[Extracted records]

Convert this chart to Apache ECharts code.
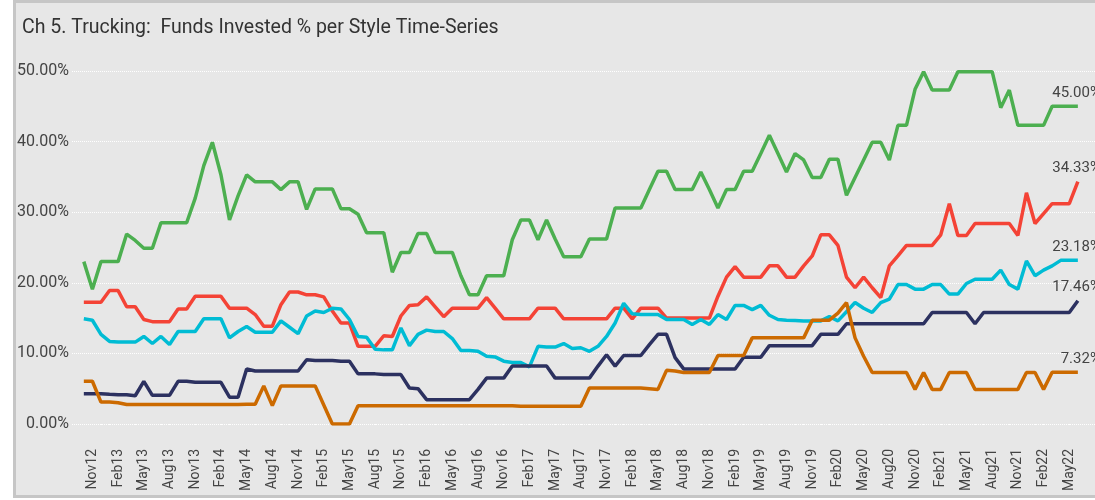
<!DOCTYPE html>
<html>
<head>
<meta charset="utf-8">
<script src="https://cdn.jsdelivr.net/npm/echarts@6/dist/echarts.min.js"></script>
<style>
  html, body { margin: 0; padding: 0; background: #fff; }
  #main { width: 1095px; height: 500px; }
</style>
</head>
<body>
<div id="main"></div>
<script>
  // monthly points, Oct12 .. Jun22 (index 0 .. 116)
  const monthLabels = ['Nov12','Feb13','May13','Aug13','Nov13','Feb14','May14','Aug14','Nov14','Feb15','May15','Aug15',
    'Nov15','Feb16','May16','Aug16','Nov16','Feb17','May17','Aug17','Nov17','Feb18','May18','Aug18','Nov18','Feb19',
    'May19','Aug19','Nov19','Feb20','May20','Aug20','Nov20','Feb21','May21','Aug21','Nov21','Feb22','May22']
  const yTicks = [0, 10, 20, 30, 40, 50]

  const greenData = [23.0,19.1,23.0,23.0,23.0,26.9,26.0,24.9,24.9,28.5,28.5,28.5,28.5,32.0,36.6,39.9,35.3,28.9,32.3,35.3,
    34.3,34.3,34.3,33.2,34.3,34.3,30.4,33.3,33.3,33.3,30.5,30.5,29.7,27.1,27.1,27.1,21.5,24.3,24.3,27.0,
    27.0,24.3,24.3,24.3,21.0,18.3,18.3,21.0,21.0,21.0,26.1,28.9,28.9,26.1,28.9,26.2,23.7,23.7,23.7,26.2,
    26.2,26.2,30.6,30.6,30.6,30.6,33.2,35.8,35.8,33.2,33.2,33.2,35.7,33.2,30.6,33.2,33.2,35.8,35.8,38.3,
    40.9,38.3,35.7,38.3,37.4,34.9,34.9,37.5,37.5,32.4,34.9,37.4,39.9,39.9,37.4,42.3,42.3,47.4,49.9,47.3,
    47.3,47.3,49.9,49.9,49.9,49.9,49.9,44.8,47.3,42.3,42.3,42.3,42.3,45.0,45.0,45.0,45.0]
  const redData = [17.25,17.25,17.25,18.9,18.9,16.6,16.6,14.8,14.5,14.5,14.5,16.3,16.3,18.1,18.1,18.1,18.1,16.4,16.4,16.4,
    15.5,13.85,13.85,16.9,18.7,18.7,18.3,18.3,18.0,16.0,14.3,14.3,11.0,11.0,11.0,12.5,12.4,15.3,16.8,16.9,
    18.0,16.6,15.2,16.4,16.4,16.4,16.4,17.9,16.4,14.9,14.9,14.9,14.9,16.4,16.4,16.4,14.9,14.9,14.9,14.9,
    14.9,14.9,16.4,16.4,14.9,16.4,16.4,16.4,15.0,15.0,15.0,15.0,15.0,15.0,18.1,20.8,22.3,20.8,20.8,20.8,
    22.4,22.4,20.8,20.8,22.4,23.8,26.8,26.8,25.3,20.8,19.3,20.8,19.3,17.9,22.4,23.8,25.3,25.3,25.3,25.3,
    26.8,31.2,26.7,26.7,28.4,28.4,28.4,28.4,28.4,26.7,32.75,28.4,29.8,31.2,31.2,31.2,34.33]
  const cyanData = [14.9,14.7,12.7,11.7,11.6,11.6,11.6,12.4,11.4,12.4,11.25,13.1,13.1,13.1,14.9,14.9,14.9,12.2,13.1,13.8,
    13.0,13.0,13.0,14.6,13.7,12.8,15.3,16.0,15.8,16.4,16.3,14.8,12.4,12.3,10.6,10.5,10.5,13.6,11.1,12.7,
    13.3,13.1,13.1,12.1,10.4,10.4,10.3,9.6,9.5,8.9,8.7,8.7,8.1,11.0,10.9,10.9,11.4,10.7,10.8,10.3,
    11.0,12.4,14.3,17.1,15.6,15.5,15.5,15.5,14.8,14.8,14.8,14.1,14.8,14.1,15.5,14.8,16.8,16.8,16.2,16.8,
    15.4,14.8,14.7,14.65,14.6,14.6,14.6,15.2,14.6,15.9,17.2,16.4,15.8,17.2,17.7,19.75,19.75,19.1,19.1,19.75,
    19.75,18.4,18.4,19.9,20.5,20.5,20.5,21.8,19.75,19.1,23.1,21.0,21.8,22.4,23.18,23.18,23.18]
  const navyData = [4.3,4.3,4.3,4.2,4.15,4.15,4.0,6.05,4.06,4.06,4.06,6.05,6.05,5.9,5.9,5.9,5.9,3.8,3.8,7.8,
    7.5,7.5,7.5,7.5,7.5,7.5,9.1,9.0,9.0,9.0,8.9,8.9,7.1,7.1,7.1,7.0,7.0,7.0,5.1,5.0,
    3.45,3.45,3.45,3.45,3.45,3.45,4.9,6.5,6.5,6.5,8.2,8.2,8.2,8.2,8.2,6.5,6.5,6.5,6.5,6.5,
    8.2,9.8,8.2,9.7,9.7,9.7,11.25,12.7,12.7,9.4,7.8,7.8,7.8,7.8,7.8,7.8,7.8,9.45,9.45,9.45,
    11.1,11.1,11.1,11.1,11.1,11.1,12.7,12.7,12.7,14.2,14.2,14.2,14.2,14.2,14.2,14.2,14.2,14.2,14.2,15.8,
    15.8,15.8,15.8,15.8,14.2,15.8,15.8,15.8,15.8,15.8,15.8,15.8,15.8,15.8,15.8,15.8,17.46]
  const orangeData = [6.05,6.05,3.1,3.1,3.0,2.75,2.75,2.75,2.75,2.75,2.75,2.75,2.75,2.75,2.75,2.75,2.75,2.75,2.75,2.8,
    2.8,5.4,2.6,5.4,5.4,5.4,5.4,5.4,2.7,0,0,0,2.6,2.6,2.6,2.6,2.6,2.6,2.6,2.6,
    2.6,2.6,2.6,2.6,2.6,2.6,2.6,2.6,2.6,2.6,2.6,2.5,2.5,2.5,2.5,2.5,2.5,2.5,2.5,5.1,
    5.1,5.1,5.1,5.1,5.1,5.1,5.0,4.9,7.6,7.5,7.3,7.3,7.3,7.3,9.7,9.7,9.7,9.7,12.2,12.2,
    12.2,12.2,12.2,12.2,12.2,14.7,14.7,14.7,15.7,17.2,12.2,9.6,7.3,7.3,7.3,7.3,7.3,4.9,7.3,4.9,
    4.9,7.3,7.3,7.3,4.9,4.9,4.9,4.9,4.9,4.9,7.3,7.3,4.9,7.32,7.32,7.32,7.32]

  const labelIdx = monthLabels.map((m, i) => 1 + i * 3)
  const tickIdx = []
  for (let i = 0; i <= 117; i++) tickIdx.push(i)

  function makeSeries(name, values, color) {
    const last = values.length - 1
    return {
      name: name,
      type: 'line',
      showSymbol: true,
      symbol: 'circle',
      symbolSize: 0,
      silent: true,
      lineStyle: { width: 3.5, color: color },
      itemStyle: { color: color },
      data: values.map((v, i) => {
        if (i !== last) return [i, v]
        return {
          value: [i, v],
          label: {
            show: true,
            position: 'top',
            align: 'right',
            offset: [23, -1],
            fontSize: 15,
            fontFamily: 'Roboto',
            color: '#444',
            formatter: p => p.value[1].toFixed(2) + '%'
          }
        }
      })
    }
  }

  const chart = echarts.init(document.getElementById('main'))
  chart.setOption({
    backgroundColor: '#fff',
    animation: false,
    graphic: [{
      type: 'rect',
      z: -10,
      shape: { x: 14.5, y: 1.5, width: 1100, height: 495 },
      style: { fill: '#e7e7e7', stroke: '#c6c6c6', lineWidth: 3 }
    }],
    title: {
      text: 'Ch 5. Trucking:  Funds Invested % per Style Time-Series',
      left: 22,
      top: 18,
      padding: 0,
      textStyle: { fontSize: 19.5, fontWeight: 'normal', color: '#333', fontFamily: 'Roboto' }
    },
    grid: { left: 72, top: 71, width: 1040, height: 353 },
    xAxis: {
      type: 'value',
      min: -1.38,
      max: 118,
      offset: 19,
      axisLine: { show: false },
      splitLine: { show: false },
      axisTick: { show: true, customValues: tickIdx, length: 1, lineStyle: { color: '#fff', width: 1 } },
      axisLabel: {
        customValues: labelIdx,
        formatter: v => monthLabels[Math.round((v - 1) / 3)],
        rotate: 90,
        margin: 6,
        fontSize: 14,
        fontFamily: 'Roboto',
        color: '#444'
      }
    },
    yAxis: {
      type: 'value',
      min: 0,
      max: 50,
      interval: 10,
      axisLine: { show: false },
      axisTick: { show: false },
      splitLine: { lineStyle: { color: '#fff', type: 'dotted', width: 1 } },
      axisLabel: {
        customValues: yTicks,
        formatter: v => v.toFixed(2) + '%',
        margin: 3,
        fontSize: 16,
        fontFamily: 'Roboto',
        color: '#444'
      }
    },
    series: [
      makeSeries('Green', greenData, '#4caf50'),
      makeSeries('Red', redData, '#f44336'),
      makeSeries('Cyan', cyanData, '#00bcd4'),
      makeSeries('Navy', navyData, '#2c3160'),
      makeSeries('Orange', orangeData, '#cc6a00')
    ]
  })
</script>
</body>
</html>
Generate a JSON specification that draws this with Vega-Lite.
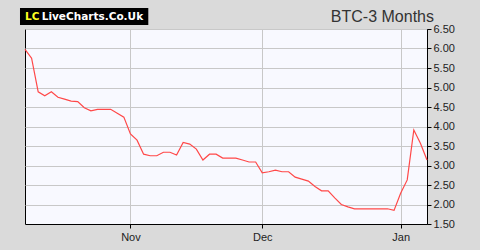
{
  "$schema": "https://vega.github.io/schema/vega-lite/v6.json",
  "autosize": "none",
  "width": 402,
  "height": 195,
  "padding": {"left": 25, "top": 29, "right": 53, "bottom": 26},
  "background": "#dadada",
  "config": {
    "view": {"fill": "#f8f9ff", "stroke": "#000000", "strokeWidth": 1},
    "axis": {
      "labelFont": "Liberation Sans",
      "labelFontSize": 11,
      "labelColor": "#222222",
      "domainColor": "#000000",
      "tickColor": "#000000",
      "tickSize": 4,
      "gridColor": "#c8c8c8",
      "gridWidth": 1,
      "labelOverlap": false,
      "labelFlush": false,
      "title": null
    }
  },
  "layer": [
    {
      "data": {
        "values": [
          {"t": 0, "v": 5.98}, {"t": 1, "v": 5.75}, {"t": 2, "v": 4.89}, {"t": 3, "v": 4.79},
          {"t": 4, "v": 4.89}, {"t": 5, "v": 4.75}, {"t": 6, "v": 4.70}, {"t": 7, "v": 4.65},
          {"t": 8, "v": 4.64}, {"t": 9, "v": 4.48}, {"t": 10, "v": 4.40}, {"t": 11, "v": 4.44},
          {"t": 12, "v": 4.44}, {"t": 13, "v": 4.44}, {"t": 14, "v": 4.34}, {"t": 15, "v": 4.24},
          {"t": 16, "v": 3.81}, {"t": 17, "v": 3.65}, {"t": 18, "v": 3.29}, {"t": 19, "v": 3.25},
          {"t": 20, "v": 3.25}, {"t": 21, "v": 3.34}, {"t": 22, "v": 3.34}, {"t": 23, "v": 3.27},
          {"t": 24, "v": 3.59}, {"t": 25, "v": 3.55}, {"t": 26, "v": 3.42}, {"t": 27, "v": 3.14},
          {"t": 28, "v": 3.29}, {"t": 29, "v": 3.29}, {"t": 30, "v": 3.19}, {"t": 31, "v": 3.19},
          {"t": 32, "v": 3.19}, {"t": 33, "v": 3.14}, {"t": 34, "v": 3.09}, {"t": 35, "v": 3.09},
          {"t": 36, "v": 2.81}, {"t": 37, "v": 2.84}, {"t": 38, "v": 2.88}, {"t": 39, "v": 2.84},
          {"t": 40, "v": 2.84}, {"t": 41, "v": 2.70}, {"t": 42, "v": 2.65}, {"t": 43, "v": 2.60},
          {"t": 44, "v": 2.46}, {"t": 45, "v": 2.35}, {"t": 46, "v": 2.35}, {"t": 47, "v": 2.17},
          {"t": 48, "v": 2.00}, {"t": 49, "v": 1.94}, {"t": 50, "v": 1.89}, {"t": 51, "v": 1.89},
          {"t": 52, "v": 1.89}, {"t": 53, "v": 1.89}, {"t": 54, "v": 1.89}, {"t": 55, "v": 1.89},
          {"t": 56, "v": 1.85}, {"t": 57, "v": 2.29}, {"t": 58, "v": 2.63}, {"t": 59, "v": 3.91},
          {"t": 60, "v": 3.57}, {"t": 61, "v": 3.14}
        ]
      },
      "mark": {"type": "line", "color": "#ff4848", "strokeWidth": 1.2},
      "encoding": {
        "x": {
          "field": "t",
          "type": "quantitative",
          "scale": {"domain": [0, 61], "nice": false, "zero": false},
          "axis": {
            "values": [16, 36, 57],
            "tickCount": 20,
            "labelExpr": "datum.value == 16 ? 'Nov' : datum.value == 36 ? 'Dec' : 'Jan'",
            "grid": true,
            "labelPadding": 3
          }
        },
        "y": {
          "field": "v",
          "type": "quantitative",
          "scale": {"domain": [1.5, 6.5], "nice": false, "zero": false},
          "axis": {
            "orient": "right",
            "values": [1.5, 2, 2.5, 3, 3.5, 4, 4.5, 5, 5.5, 6, 6.5],
            "tickCount": 11,
            "format": ".2f",
            "grid": true,
            "labelPadding": 2
          }
        }
      }
    },
    {
      "data": {"values": [{"label": "logo"}]},
      "mark": {"type": "rect", "color": "#000000", "clip": false},
      "encoding": {
        "x": {"datum": -0.76, "type": "quantitative"},
        "x2": {"datum": 18.71},
        "y": {"datum": 7.04, "type": "quantitative"},
        "y2": {"datum": 6.60}
      }
    },
    {
      "data": {"values": [{"label": "LC"}]},
      "mark": {"type": "text", "color": "#ffff22", "font": "DejaVu Sans", "fontWeight": "bold", "fontSize": 10.5, "align": "left", "baseline": "alphabetic", "clip": false},
      "encoding": {
        "x": {"datum": 0, "type": "quantitative"},
        "y": {"datum": 6.718, "type": "quantitative"},
        "text": {"field": "label"}
      }
    },
    {
      "data": {"values": [{"label": "LiveCharts.Co.Uk"}]},
      "mark": {"type": "text", "color": "#ffffff", "font": "DejaVu Sans", "fontWeight": "bold", "fontSize": 10.5, "align": "left", "baseline": "alphabetic", "clip": false},
      "encoding": {
        "x": {"datum": 2.54, "type": "quantitative"},
        "y": {"datum": 6.718, "type": "quantitative"},
        "text": {"field": "label"}
      }
    },
    {
      "data": {"values": [{"label": "BTC-3 Months"}]},
      "mark": {"type": "text", "color": "#333333", "font": "Liberation Sans", "fontSize": 16, "align": "right", "baseline": "alphabetic", "clip": false},
      "encoding": {
        "x": {"datum": 62.06, "type": "quantitative"},
        "y": {"datum": 6.667, "type": "quantitative"},
        "text": {"field": "label"}
      }
    }
  ]
}
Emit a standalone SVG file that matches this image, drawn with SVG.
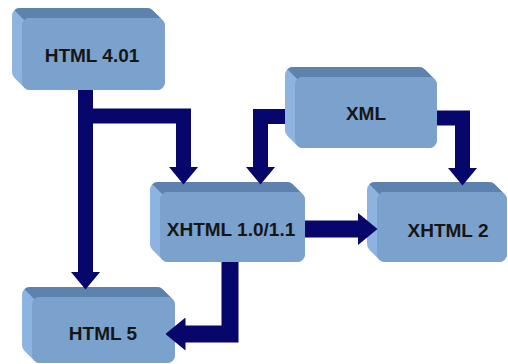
<svg xmlns="http://www.w3.org/2000/svg" width="508" height="364" viewBox="0 0 508 364">
  <style>
    .side { fill: #8db4e0; }
    .top { fill: #5d82ad; }
    .face { fill: #7ba1cd; }
    .label { font-family: "Liberation Sans", Arial, sans-serif; font-weight: bold; font-size: 19px; fill: #161616; text-anchor: middle; }
    .conn { fill: none; stroke: #06066b; stroke-width: 15; stroke-linejoin: miter; stroke-linecap: butt; }
    .conn.thick { stroke-width: 17; }
  </style>
  <defs>
    <marker id="arr" markerUnits="userSpaceOnUse" viewBox="0 0 18 30" markerWidth="18" markerHeight="30" refX="0.5" refY="15" orient="auto">
      <path d="M0,0 L18,15 L0,30 Z" fill="#06066b"/>
    </marker>
    <marker id="arrL" markerUnits="userSpaceOnUse" viewBox="0 0 20 33" markerWidth="20" markerHeight="33" refX="0.5" refY="16.5" orient="auto">
      <path d="M0,0 L20,16.5 L0,33 Z" fill="#06066b"/>
    </marker>
  </defs>
  <rect width="508" height="364" fill="#ffffff"/>

  <g id="node-html401">
    <path class="side" d="M12,16 A8 8 0 0 1 20,8 L147,8 A8 8 0 0 1 152.66,10.34 L162.66,20.34 A8 8 0 0 1 165,26 L165,82 A8 8 0 0 1 157,90 L30,90 A8 8 0 0 1 24.34,87.66 L14.34,77.66 A8 8 0 0 1 12,72 Z"/>
    <path class="top" d="M14.34,10.34 A8 8 0 0 1 20,8 L147,8 A8 8 0 0 1 152.66,10.34 L162.66,20.34 A8 8 0 0 0 157,18 L30,18 A8 8 0 0 0 24.34,20.34 Z"/>
    <rect class="face" x="22" y="18" width="143" height="72" rx="8"/>
    <text class="label" x="92" y="62">HTML 4.01</text>
  </g>

  <g id="node-xml">
    <path class="side" d="M285,75 A8 8 0 0 1 293,67 L419,67 A8 8 0 0 1 424.66,69.34 L434.66,79.34 A8 8 0 0 1 437,85 L437,140 A8 8 0 0 1 429,148 L303,148 A8 8 0 0 1 297.34,145.66 L287.34,135.66 A8 8 0 0 1 285,130 Z"/>
    <path class="top" d="M287.34,69.34 A8 8 0 0 1 293,67 L419,67 A8 8 0 0 1 424.66,69.34 L434.66,79.34 A8 8 0 0 0 429,77 L303,77 A8 8 0 0 0 297.34,79.34 Z"/>
    <rect class="face" x="295" y="77" width="142" height="71" rx="8"/>
    <text class="label" x="366" y="120">XML</text>
  </g>

  <g id="node-xhtml1">
    <path class="side" d="M150,190 A8 8 0 0 1 158,182 L287,182 A8 8 0 0 1 292.66,184.34 L302.66,194.34 A8 8 0 0 1 305,200 L305,254 A8 8 0 0 1 297,262 L168,262 A8 8 0 0 1 162.34,259.66 L152.34,249.66 A8 8 0 0 1 150,244 Z"/>
    <path class="top" d="M152.34,184.34 A8 8 0 0 1 158,182 L287,182 A8 8 0 0 1 292.66,184.34 L302.66,194.34 A8 8 0 0 0 297,192 L168,192 A8 8 0 0 0 162.34,194.34 Z"/>
    <rect class="face" x="160" y="192" width="145" height="70" rx="8"/>
    <text class="label" x="231" y="236">XHTML 1.0/1.1</text>
  </g>

  <g id="node-xhtml2">
    <path class="side" d="M367,190 A8 8 0 0 1 375,182 L489,182 A8 8 0 0 1 494.66,184.34 L504.66,194.34 A8 8 0 0 1 507,200 L507,254 A8 8 0 0 1 499,262 L385,262 A8 8 0 0 1 379.34,259.66 L369.34,249.66 A8 8 0 0 1 367,244 Z"/>
    <path class="top" d="M369.34,184.34 A8 8 0 0 1 375,182 L489,182 A8 8 0 0 1 494.66,184.34 L504.66,194.34 A8 8 0 0 0 499,192 L385,192 A8 8 0 0 0 379.34,194.34 Z"/>
    <rect class="face" x="377" y="192" width="130" height="70" rx="8"/>
    <text class="label" x="448" y="237">XHTML 2</text>
  </g>

  <g id="node-html5">
    <path class="side" d="M22,295 A8 8 0 0 1 30,287 L157,287 A8 8 0 0 1 162.66,289.34 L172.66,299.34 A8 8 0 0 1 175,305 L175,355 A8 8 0 0 1 167,363 L40,363 A8 8 0 0 1 34.34,360.66 L24.34,350.66 A8 8 0 0 1 22,345 Z"/>
    <path class="top" d="M24.34,289.34 A8 8 0 0 1 30,287 L157,287 A8 8 0 0 1 162.66,289.34 L172.66,299.34 A8 8 0 0 0 167,297 L40,297 A8 8 0 0 0 34.34,299.34 Z"/>
    <rect class="face" x="32" y="297" width="143" height="66" rx="8"/>
    <text class="label" x="103" y="340">HTML 5</text>
  </g>

  <g id="connectors">
    <path class="conn" d="M85.5,90 V116 H183.5 V167" marker-end="url(#arr)"/>
    <path class="conn" d="M85.5,90 V272" marker-end="url(#arr)"/>
    <path class="conn" d="M285,116.5 H260.5 V167" marker-end="url(#arr)"/>
    <path class="conn" d="M437,118 H462.5 V168" marker-end="url(#arr)"/>
    <path class="conn thick" d="M305,229 H358" marker-end="url(#arrL)"/>
    <path class="conn thick" d="M230,262 V334 H185" marker-end="url(#arrL)"/>
  </g>
</svg>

> **Set exercise**:
Leave the pictures out, and restate exactly the lines from the start of the records through the one that contains "const yTicks = [0, 10, 20, 30, 40, 50]".

> **Reply to the task**:
Convert this chart to Apache ECharts code.
<!DOCTYPE html>
<html>
<head>
<meta charset="utf-8">
<script src="https://cdn.jsdelivr.net/npm/echarts@6/dist/echarts.min.js"></script>
<style>
  html, body { margin: 0; padding: 0; background: #fff; }
  #main { width: 1095px; height: 500px; }
</style>
</head>
<body>
<div id="main"></div>
<script>
  // monthly points, Oct12 .. Jun22 (index 0 .. 116)
  const monthLabels = ['Nov12','Feb13','May13','Aug13','Nov13','Feb14','May14','Aug14','Nov14','Feb15','May15','Aug15',
    'Nov15','Feb16','May16','Aug16','Nov16','Feb17','May17','Aug17','Nov17','Feb18','May18','Aug18','Nov18','Feb19',
    'May19','Aug19','Nov19','Feb20','May20','Aug20','Nov20','Feb21','May21','Aug21','Nov21','Feb22','May22']
  const yTicks = [0, 10, 20, 30, 40, 50]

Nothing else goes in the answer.